Gundlach, who also was removed from TCW’s board of directors, had been with the downtown L.A. firm for 24 years. He is well-regarded in the investment industry, especially for his management of portfolios that hold mortgage-backed securities.

“He’s extraordinarily talented at what he does,” said Michael Rosen, a chief investment officer at pension consultant Angeles Investment Advisors in Santa Monica, whose clients have about $100 million invested with TCW.

“Now that he’s not there, it raises concerns of keeping our money with TCW,” Rosen said. “For me, he clearly was the key personality at the company.”

The terms of the deal weren’t disclosed. TCW, parent of Trust Co. of the West, manages about $110 billion in assets, primarily for institutional clients such as pension funds but also for small investors via retail mutual funds.

Employee-owned Metropolitan West Asset Management, located on Wilshire Boulevard on the edge of Brentwood, has about $30 billion in assets under management. Both firms focus on bonds and other fixed-income investments.

TCW’s long-term fate has been clouded by uncertainty this year, after its French parent company, banking giant Societe Generale, indicated it expected to sell or spin off the Los Angeles firm in the next five years.

That announcement spurred talk that TCW’s management team might try to lead a leveraged buyout of the firm.

Rumors also have circulated on Wall Street that Gundlach was considering jumping to a rival money manager.

Eric Jacobson, a bond fund analyst at Morningstar, suggested that TCW might have been trying to head off the risk of being jilted by Gundlach.

“With more than $100 billion under management, a sudden Gundlach departure would have left TCW in the lurch, and an asset exodus would have been disastrous,” Jacobson wrote in an online commentary. “Investors have fled for the exits in the past when other firms have experienced major changes to their businesses.”

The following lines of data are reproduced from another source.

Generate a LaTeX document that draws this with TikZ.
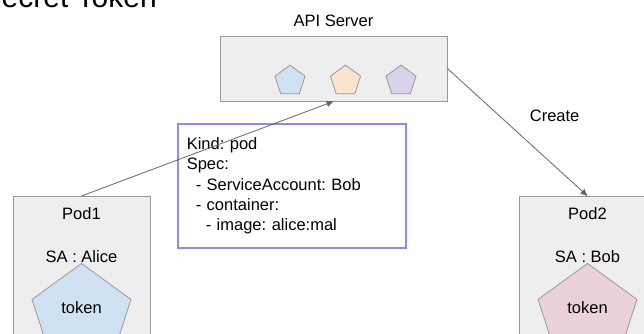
\documentclass[tikz,border=0pt]{standalone}
\usepackage{fontspec}
\setmainfont{Liberation Sans}
\usetikzlibrary{positioning,shapes.geometric,arrows.meta}
\definecolor{boxgray}{HTML}{EEEEEE}
\definecolor{edgegray}{HTML}{999999}
\definecolor{linegray}{HTML}{666666}
\definecolor{specblue}{HTML}{8A8AF6}
\definecolor{tokblue}{HTML}{CFE2F3}
\definecolor{tokorange}{HTML}{FCE5CD}
\definecolor{tokpurple}{HTML}{D9D2E9}
\definecolor{tokpink}{HTML}{EAD1DC}
\frenchspacing
\tikzset{x=1pt, y=-1pt}
\tikzstyle{srv}=[draw=edgegray, fill=boxgray, rectangle, inner sep=0pt, line width=0.8pt]
\tikzstyle{tok}=[draw=edgegray, regular polygon, regular polygon sides=5, inner sep=0pt, line width=0.8pt]
\tikzstyle{lbl}=[inner sep=0pt, font=\fontsize{16.5}{20.3}\selectfont]
\tikzstyle{arrow}=[draw=linegray, line width=0.8pt, -{Triangle[length=7pt,width=6pt]}]

\begin{document}
\begin{tikzpicture}
        \useasboundingbox (0,0) rectangle (644,334);
        \clip (0,0) rectangle (644,334);
        \node (ttl) [anchor=base east, inner sep=0pt, font=\fontsize{30}{36}\selectfont] at (157,8) {Secret Token};
        % api server
        \node (api) [srv, minimum width=227pt, minimum height=65pt] at (333.5,68.5) {};
        \node (apil) [lbl, above=9pt of api] {API Server};
        \node (a1) [tok, fill=tokblue, minimum size=31.6pt] at (290,81) {};
        \node (a2) [tok, fill=tokorange, minimum size=31.6pt] at (345.5,81) {};
        \node (a3) [tok, fill=tokpurple, minimum size=31.6pt] at (401,81) {};
        % pods
        \node (p1) [srv, minimum width=137pt, minimum height=180pt, anchor=north] at (81.5,196) {};
        \node (p1l) [lbl, below=11pt of p1.north] {Pod1};
        \node (p1s) [lbl, below=31pt of p1l] {SA : Alice};
        \node (p1t) [tok, fill=tokblue, minimum size=104pt, anchor=corner 1] at (81.5,263) {};
        \node (p1k) [lbl] at (81.5,308) {token};
        \node (p2) [srv, minimum width=137pt, minimum height=180pt, anchor=north] at (587.5,196) {};
        \node (p2l) [lbl, below=11pt of p2.north] {Pod2};
        \node (p2s) [lbl, below=31pt of p2l] {SA : Bob};
        \node (p2t) [tok, fill=tokpink, minimum size=104pt, anchor=corner 1] at (587.5,263) {};
        \node (p2k) [lbl] at (587.5,308) {token};
        % pod spec
        \node (spec) [draw=specblue, line width=1.5pt, anchor=north west, text width=210pt, inner xsep=9pt, inner ysep=0pt, minimum height=124pt, align=left, font=\fontsize{16.5}{20.3}\selectfont] at (177,123)
            {Kind: pod\\Spec:\\\hspace*{9pt}- ServiceAccount: Bob\\\hspace*{9pt}- container:\\\hspace*{19pt}- image: alice:mal};
        \draw (p1.north) edge[arrow] (api.south);
        \draw (api.east) edge[arrow] node[lbl, anchor=south west, xshift=12pt, yshift=10pt] {Create} (p2.north);
\end{tikzpicture}
\end{document}
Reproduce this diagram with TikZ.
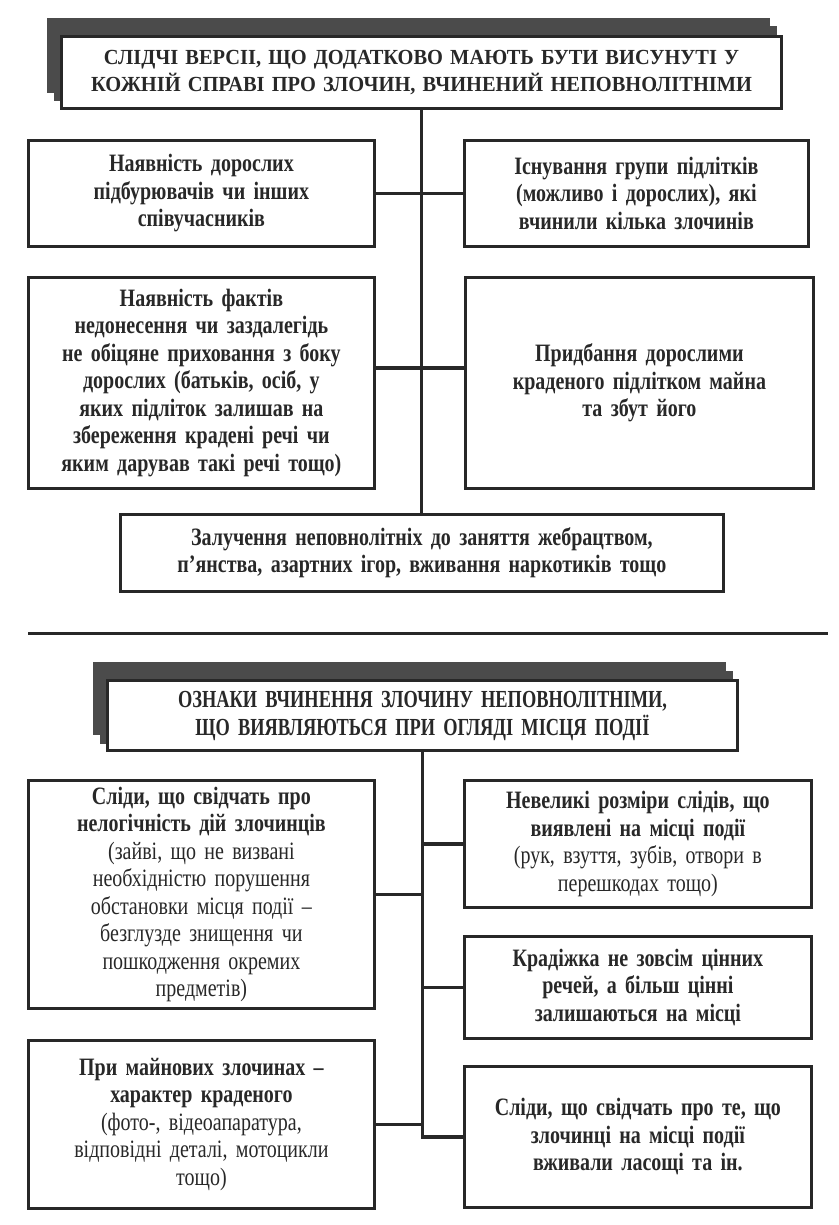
\documentclass[tikz,border=0pt]{standalone}
\usepackage{fontspec}
\setmainfont{Liberation Serif}
\newfontfamily\headfont{Liberation Serif}[FakeStretch=0.95]
\newfontfamily\narrowfont{Liberation Serif}[FakeStretch=0.8]
\newfontfamily\tallfont{Liberation Serif}[FakeStretch=0.75]
\usetikzlibrary{shadows}
\definecolor{LineColour}{RGB}{40,40,40}
\definecolor{ShadeColour}{RGB}{75,75,75}

\begin{document}
\begin{tikzpicture}[
  x=1pt, y=-1pt,
  font=\narrowfont\fontsize{25}{27.5}\selectfont,
  itembox/.style={draw=LineColour, line width=2.8pt, fill=white, anchor=north west, inner sep=0pt, align=center, text=LineColour},
  boldbox/.style={itembox, font=\narrowfont\bfseries\fontsize{25}{27.5}\selectfont},
  titlebox/.style={itembox, line width=3pt, double copy shadow={shadow xshift=-6.5pt, shadow yshift=8.5pt, fill=ShadeColour, draw=ShadeColour}},
  linkline/.style={draw=LineColour, line width=3.2pt}
]
\useasboundingbox (0,0) rectangle (838,1225);

% first scheme
\node[titlebox, minimum width=720pt, minimum height=72pt, text width=710pt, font=\headfont\bfseries\fontsize{21.5}{27}\selectfont] (versions) at (60,35) {СЛІДЧІ ВЕРСІІ, ЩО ДОДАТКОВО МАЮТЬ БУТИ ВИСУНУТІ У\\КОЖНІЙ СПРАВІ ПРО ЗЛОЧИН, ВЧИНЕНИЙ НЕПОВНОЛІТНІМИ};
\node[boldbox, minimum width=346pt, minimum height=106pt, text width=330pt] (adults) at (27,139) {Наявність дорослих\\підбурювачів чи інших\\співучасників};
\node[boldbox, minimum width=344pt, minimum height=106pt, text width=330pt] (group) at (463,139) {Існування групи підлітків\\(можливо і дорослих), які\\вчинили кілька злочинів};
\node[boldbox, minimum width=346pt, minimum height=211pt, text width=340pt] (facts) at (27,276) {Наявність фактів\\недонесення чи заздалегідь\\не обіцяне приховання з боку\\дорослих (батьків, осіб, у\\яких підліток залишав на\\збереження крадені речі чи\\яким дарував такі речі тощо)};
\node[boldbox, minimum width=348pt, minimum height=211pt, text width=330pt] (buying) at (464,276) {Придбання дорослими\\краденого підлітком майна\\та збут його};
\node[boldbox, minimum width=603pt, minimum height=77pt, text width=590pt] (attract) at (119,513) {Залучення неповнолітніх до заняття жебрацтвом,\\п’янства, азартних ігор, вживання наркотиків тощо};

\draw[linkline] (versions.south) -- (versions.south |- attract.north);
\draw[linkline] (adults.east) -- (group.west);
\draw[linkline] ([yshift=15pt]facts.east) -- ([yshift=15pt]buying.west);

\draw[LineColour, line width=3pt] (28,633) -- (828,633);

% second scheme
\node[titlebox, minimum width=630pt, minimum height=70pt, text width=620pt, font=\tallfont\bfseries\fontsize{24.5}{28}\selectfont] (signs) at (106,679) {ОЗНАКИ ВЧИНЕННЯ ЗЛОЧИНУ НЕПОВНОЛІТНІМИ,\\ЩО ВИЯВЛЯЮТЬСЯ ПРИ ОГЛЯДІ МІСЦЯ ПОДІЇ};
\node[itembox, minimum width=346pt, minimum height=228pt, text width=340pt] (traces) at (27,779) {\textbf{Сліди, що свідчать про}\\\textbf{нелогічність дій злочинців}\\(зайві, що не визвані\\необхідністю порушення\\обстановки місця події –\\безглузде знищення чи\\пошкодження окремих\\предметів)};
\node[itembox, minimum width=347pt, minimum height=127pt, text width=340pt] (sizes) at (463,779) {\textbf{Невеликі розміри слідів, що}\\\textbf{виявлені на місці події}\\(рук, взуття, зубів, отвори в\\перешкодах тощо)};
\node[boldbox, minimum width=347pt, minimum height=102pt, text width=340pt] (theft) at (463,935) {Крадіжка не зовсім цінних\\речей, а більш цінні\\залишаються на місці};
\node[itembox, minimum width=346pt, minimum height=168pt, text width=340pt] (property) at (27,1039) {\textbf{При майнових злочинах –}\\\textbf{характер краденого}\\(фото-, відеоапаратура,\\відповідні деталі, мотоцикли\\тощо)};
\node[boldbox, minimum width=347pt, minimum height=141pt, text width=340pt] (sweets) at (463,1065) {Сліди, що свідчать про те, що\\злочинці на місці події\\вживали ласощі та ін.};

\draw[linkline] (signs.south) |- (sweets.west);
\draw[linkline] (traces.east) -- (traces.east -| signs.south);
\draw[linkline] (sizes.west) -- (sizes.west -| signs.south);
\draw[linkline] (theft.west) -- (theft.west -| signs.south);
\draw[linkline] (property.east) -- (property.east -| signs.south);
\end{tikzpicture}
\end{document}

“Clearly,” Jacobson added, TCW Chief Executive Marc Stern “and his team didn’t want to risk such a scenario and felt they had to act.”

Still, firing Gundlach raises the risk that members of his team at TCW could also leave.

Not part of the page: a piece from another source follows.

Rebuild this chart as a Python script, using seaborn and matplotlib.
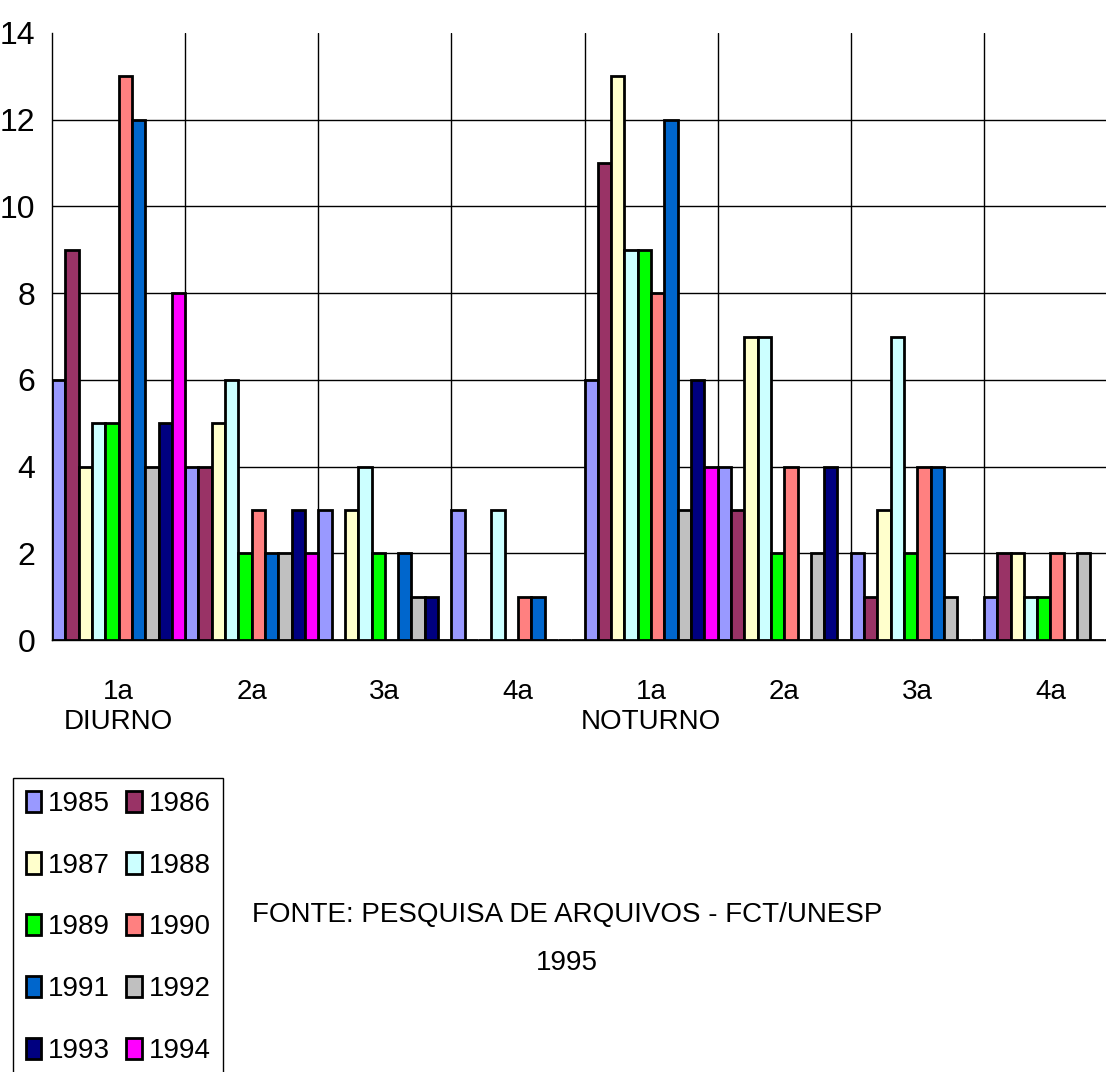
import numpy as np
import pandas as pd
import matplotlib
matplotlib.use("Agg")
import matplotlib.pyplot as plt
from matplotlib.transforms import blended_transform_factory
import seaborn as sns

# Alunos por série e turno, por ano de ingresso
years = ["1985", "1986", "1987", "1988", "1989", "1990", "1991", "1992", "1993", "1994"]
turnos = ["DIURNO", "NOTURNO"]
series_labels = ["1a", "2a", "3a", "4a"]
y_ticks = [0, 2, 4, 6, 8, 10, 12, 14]

v1985 = [6, 4, 3, 3, 6, 4, 2, 1]
v1986 = [9, 4, 0, 0, 11, 3, 1, 2]
v1987 = [4, 5, 3, 0, 13, 7, 3, 2]
v1988 = [5, 6, 4, 3, 9, 7, 7, 1]
v1989 = [5, 2, 2, 0, 9, 2, 2, 1]
v1990 = [13, 3, 0, 1, 8, 4, 4, 2]
v1991 = [12, 2, 2, 1, 12, 0, 4, 0]
v1992 = [4, 2, 1, 0, 3, 2, 1, 2]
v1993 = [5, 3, 1, 0, 6, 4, 0, 0]
v1994 = [8, 2, 0, 0, 4, 0, 0, 0]

colors = ["#9999FF", "#993366", "#FFFFCC", "#CCFFFF", "#00FF00",
          "#FF8080", "#0066CC", "#C0C0C0", "#000080", "#FF00FF"]

source_line1 = "FONTE: PESQUISA DE ARQUIVOS - FCT/UNESP"
source_line2 = "1995"

categories = [f"{t} {s}" for t in turnos for s in series_labels]
values = [v1985, v1986, v1987, v1988, v1989, v1990, v1991, v1992, v1993, v1994]
rows = []
for year, vals in zip(years, values):
    for cat, v in zip(categories, vals):
        rows.append({"categoria": cat, "ano": year, "valor": v})
df = pd.DataFrame(rows)

sns.set_style("white")
plt.rcParams["font.family"] = ["Liberation Sans Narrow", "Liberation Sans", "DejaVu Sans"]
for key in ["text.color", "axes.labelcolor", "xtick.color", "ytick.color"]:
    plt.rcParams[key] = "black"

W, H = 1106, 1072
fig = plt.figure(figsize=(W / 100, H / 100), dpi=100)
ax = fig.add_axes([52 / W, 1 - 640 / H, 1065 / W, 607 / H])

sns.barplot(data=df, x="categoria", y="valor", hue="ano", order=categories,
            hue_order=years, palette=colors, width=1.0, gap=0,
            edgecolor="black", linewidth=2.0, saturation=1, ax=ax, zorder=3)

handles, labels = ax.get_legend_handles_labels()
if ax.get_legend() is not None:
    ax.get_legend().remove()

ax.set_xlim(-0.5, len(categories) - 0.5)
ax.set_ylim(0, 14)
ax.set_xlabel("")
ax.set_ylabel("")

# Y axis
ax.set_yticks(y_ticks)
ax.set_yticklabels([str(t) for t in y_ticks], fontsize=23)
ax.tick_params(axis="y", direction="out", length=7, width=1, color="black", pad=5)
for yv in y_ticks[1:-1]:
    ax.axhline(yv, color="black", lw=1, zorder=1)

# X axis: labels centred on categories, tick lines on category boundaries
ax.set_xticks(np.arange(len(categories)))
ax.set_xticklabels(series_labels * len(turnos), fontsize=20)
ax.tick_params(axis="x", which="major", length=0, pad=28)
ax.set_xticks(np.arange(-0.5, len(categories), 1.0), minor=True)
ax.tick_params(axis="x", which="minor", direction="out", length=11, width=1, color="black")
for xb in np.arange(0.5, len(categories), 1.0):
    ax.axvline(xb, color="black", lw=1, zorder=1)

for side in ["top", "right"]:
    ax.spines[side].set_visible(False)
for side in ["left", "bottom"]:
    ax.spines[side].set_color("black")
    ax.spines[side].set_linewidth(1)

# Turno labels under the first series of each turno
trans = blended_transform_factory(ax.transData, ax.transAxes)
for i, t in enumerate(turnos):
    ax.text(i * len(series_labels), (640 - 722) / 607, t, transform=trans,
            ha="center", va="center", fontsize=20)

# Legend filled row by row: 1985 1986 / 1987 1988 / ...
ncol = 2
nrow = len(handles) // ncol
order = [r * ncol + c for c in range(ncol) for r in range(nrow)]
leg = fig.legend([handles[i] for i in order], [labels[i] for i in order],
                 ncol=ncol, loc="upper left",
                 bbox_to_anchor=(13 / W, 1 - 778 / H), bbox_transform=fig.transFigure,
                 fontsize=20, frameon=True, fancybox=False, edgecolor="black",
                 framealpha=1, borderaxespad=0, borderpad=0.45, labelspacing=1.28,
                 handlelength=0.55, handleheight=0.8, handletextpad=0.25,
                 columnspacing=0.6)
leg.get_frame().set_linewidth(1)

fig.text(567 / W, 1 - 915 / H, source_line1, ha="center", va="center", fontsize=20)
fig.text(567 / W, 1 - 963 / H, source_line2, ha="center", va="center", fontsize=20)

fig.savefig("out.png", dpi=100)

TCW’s acquisition of Metropolitan West is expected to be completed in the first three months of 2010.

After that happens, Tad Rivelle, Metropolitan West’s chief investment officer, is to hold that title in TCW’s high-grade fixed-income group.

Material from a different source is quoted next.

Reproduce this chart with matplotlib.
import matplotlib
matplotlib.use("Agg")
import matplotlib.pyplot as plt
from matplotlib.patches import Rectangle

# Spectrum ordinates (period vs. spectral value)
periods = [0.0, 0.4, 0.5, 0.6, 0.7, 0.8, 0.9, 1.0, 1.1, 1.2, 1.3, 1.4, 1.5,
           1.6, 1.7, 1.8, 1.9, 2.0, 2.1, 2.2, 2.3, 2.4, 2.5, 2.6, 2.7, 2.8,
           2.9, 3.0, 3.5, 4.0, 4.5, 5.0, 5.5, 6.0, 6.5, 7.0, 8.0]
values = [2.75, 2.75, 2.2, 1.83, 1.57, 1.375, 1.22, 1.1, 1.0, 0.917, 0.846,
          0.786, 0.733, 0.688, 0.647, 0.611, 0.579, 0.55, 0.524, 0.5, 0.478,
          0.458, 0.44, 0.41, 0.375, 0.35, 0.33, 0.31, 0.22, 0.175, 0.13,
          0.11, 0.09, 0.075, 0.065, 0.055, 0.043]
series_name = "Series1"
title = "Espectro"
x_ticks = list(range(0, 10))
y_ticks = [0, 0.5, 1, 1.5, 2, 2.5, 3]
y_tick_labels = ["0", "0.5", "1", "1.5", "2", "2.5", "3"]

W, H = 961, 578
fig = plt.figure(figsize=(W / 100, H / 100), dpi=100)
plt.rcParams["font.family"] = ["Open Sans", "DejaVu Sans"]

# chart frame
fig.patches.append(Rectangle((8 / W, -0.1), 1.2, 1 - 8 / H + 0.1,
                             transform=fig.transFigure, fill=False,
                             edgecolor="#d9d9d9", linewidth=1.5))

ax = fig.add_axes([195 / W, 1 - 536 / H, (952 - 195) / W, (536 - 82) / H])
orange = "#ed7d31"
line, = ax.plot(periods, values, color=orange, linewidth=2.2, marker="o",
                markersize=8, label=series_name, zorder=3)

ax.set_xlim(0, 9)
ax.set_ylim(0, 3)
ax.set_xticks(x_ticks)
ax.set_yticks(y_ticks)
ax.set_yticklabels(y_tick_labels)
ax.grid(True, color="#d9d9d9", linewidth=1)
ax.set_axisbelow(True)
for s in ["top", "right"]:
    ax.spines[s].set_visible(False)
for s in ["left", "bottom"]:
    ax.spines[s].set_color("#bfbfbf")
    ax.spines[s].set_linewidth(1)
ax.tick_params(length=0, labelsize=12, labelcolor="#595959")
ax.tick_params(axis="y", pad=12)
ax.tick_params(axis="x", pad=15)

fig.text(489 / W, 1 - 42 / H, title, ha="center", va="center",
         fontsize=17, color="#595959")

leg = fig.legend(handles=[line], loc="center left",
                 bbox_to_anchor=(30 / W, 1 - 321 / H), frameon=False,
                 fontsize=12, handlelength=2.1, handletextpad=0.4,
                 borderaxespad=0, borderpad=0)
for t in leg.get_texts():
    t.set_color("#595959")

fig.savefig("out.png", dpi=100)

In the meantime, however, Metropolitan West professionals will “immediately assume portfolio management responsibilities for all of TCW’s high-grade fixed-income client accounts,” TCW said in a statement.

Gundlach, 50, became investment chief at TCW in 2005 after reaping strong returns during the housing market boom.

In the last few years, as the housing boom busted and many mortgage bonds exploded, Gundlach managed to steer his flagship mutual fund clear of the market disaster.

His $12-billion-asset TCW Total Return bond fund has gained an average of 9.1% a year over the last three years, beating 99% of its peer bond funds.

Last month, Morningstar named Gundlach one of its nominees for “fixed-income manager of the decade,” on a list that also included bond guru Bill Gross at Newport Beach rival Pimco.